Manish Ranjan, research firm International Data Corporation’s program manager for software and cloud in the Middle East, Africa, and Turkey, said that looking at the Middle East in isolation, Saudi Arabia and the UAE are the biggest spenders on the public cloud services, with growth rates exceeding the market average.
“There are a lot of opportunities for the cloud in the region and Saudi Arabia is the right place for any cloud provider looking to tap into them. Under the Kingdom's proposed data regulations, vendors that have their own in-country data centres would certainly have the upper hand from a compliance and governance standpoint, particularly when it comes to serving the government, healthcare, and banking sectors,” he said.

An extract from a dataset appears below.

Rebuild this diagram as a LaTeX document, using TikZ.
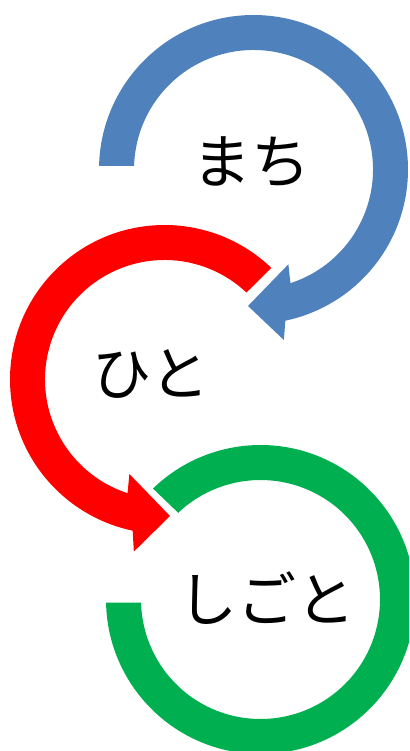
\documentclass[tikz,border=0pt]{standalone}
\usepackage{fontspec}
\newfontfamily\jpfont{Noto Sans CJK JP}
\usetikzlibrary{calc}
\definecolor{arcblue}{HTML}{4F81BD}
\definecolor{arcred}{HTML}{FF0000}
\definecolor{arcgreen}{HTML}{00B050}
\tikzset{
  label text/.style={font=\jpfont\fontsize{59}{59}\selectfont, inner sep=0pt, anchor=center},
}
\begin{document}
\begin{tikzpicture}[x=1pt,y=-1pt]
\useasboundingbox (0,0) rectangle (409,751);
\clip (0,0) rectangle (409,751);
\coordinate (B) at (253.5,169.5);
\coordinate (R) at (164.5,379.5);
\coordinate (G) at (260.5,599.5);
% blue arrow (clockwise over the top)
\fill[arcblue] ($(B)+(181.3:154.5)$) arc[start angle=181.3, end angle=438.1, radius=154.5]
  -- ($(B)+(79.9:173.2)$) -- ($(B)+(92.3:136.6)$) -- ($(B)+(69.8:101)$)
  -- ($(B)+(72:119.5)$) arc[start angle=432, end angle=181.7, radius=119.5] -- cycle;
% red arrow (counter-clockwise over the left)
\fill[arcred] ($(R)+(-46.3:154.5)$) arc[start angle=-46.3, end angle=-258.1, radius=154.5]
  -- ($(R)+(100.1:174.8)$) -- ($(R)+(87.7:136.6)$) -- ($(R)+(110.4:100.8)$)
  -- ($(R)+(108:119.5)$) arc[start angle=-252, end angle=-46.7, radius=119.5] -- cycle;
% green arc
\fill[arcgreen] ($(G)+(178.8:154.5)$) arc[start angle=178.8, end angle=-134.1, radius=154.5]
  -- ($(G)+(-133.5:119.5)$) arc[start angle=-133.5, end angle=178.5, radius=119.5] -- cycle;
\node[label text] (machi) at (251,162) {まち};
\node[label text] (hito) at (151,374) {ひと};
\node[label text] (shigoto) at (266.5,598) {しごと};
\end{tikzpicture}
\end{document}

For the same reason, he added that local telecom operators are better placed than their international counterparts as they can deliver software solutions, infrastructure, and development platforms as a service from in-country data centres.
Total spending on public cloud services in the Middle East and Africa (MEA) is expected to reach $2.65 billion next year, up from $2.04 billion in 2019.
“Over the longer term, we expect the spending on public cloud services in the region to increase at a compound annual growth rate (CAGR) of 27.2% for the 2018-2023 period,” Ranjan said.
Al Thehaiban said that Oracle is the only company delivering a complete and integrated set of cloud services and building intelligence into every layer of the cloud.